Assuming that the questionnaire will support the output of partially completed instances it must also support the ability to input partially completed instances.This opens up the possibility of someone hand editing any partial completed instances outside of the questionnaire. An more likely scenario (probably one to be used by the Met Office) is the automatic generation of partially completed instances from another representation.

Therefore it must be possible to validate partially completed instances before they are input into the questionnaire. The proposed solution to this is to define the structure of the questionnaire (xml) output as a schema structure. This will allow some basic structural and type checking. Any remaining constraints imposed by the configuration metadata described above should be used to automatically generate appropriate (probably schematron) constraints. Note that the configuration metadata constraints include checking for a valid component hierarchy, valid parameters valid parameter values etc.

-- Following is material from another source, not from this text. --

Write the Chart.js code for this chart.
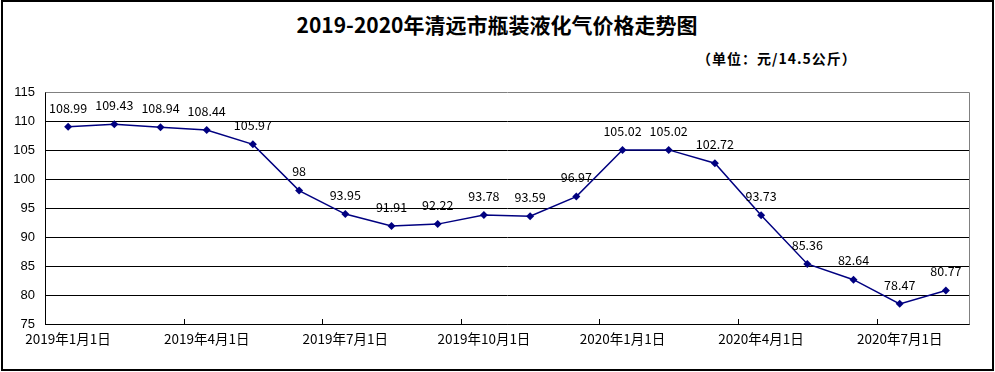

The validity checks may be integrated into the questionnaire if the questionnaire supports this. If not they can be performed as a separate external step.

Checks on the validity of metadata generated outside of the questionnaire.

It is possible that someone might want to modify a completed questionnaire instance without loading it back into the questionnaire, or even generate a valid instance completely independendly of the questionnaire. For example someone might decide to use GeoNetwork as the editing tool. Most of the checks that would need to be done to confirm that a valid instance had been created have been documented in the previous sections. However in this case there would need to be the additional "is the document complete" check. Again the proposed strategy is to automatically generate schematron constraints - these mostly be identical to those described above. However, in the first instance the constraints will be generated directly for CIM instances, as these are well defined, rather than the, as yet undefined, questionnaire xml output format. These (schematron constraints) will be integrated into GeoNetwork.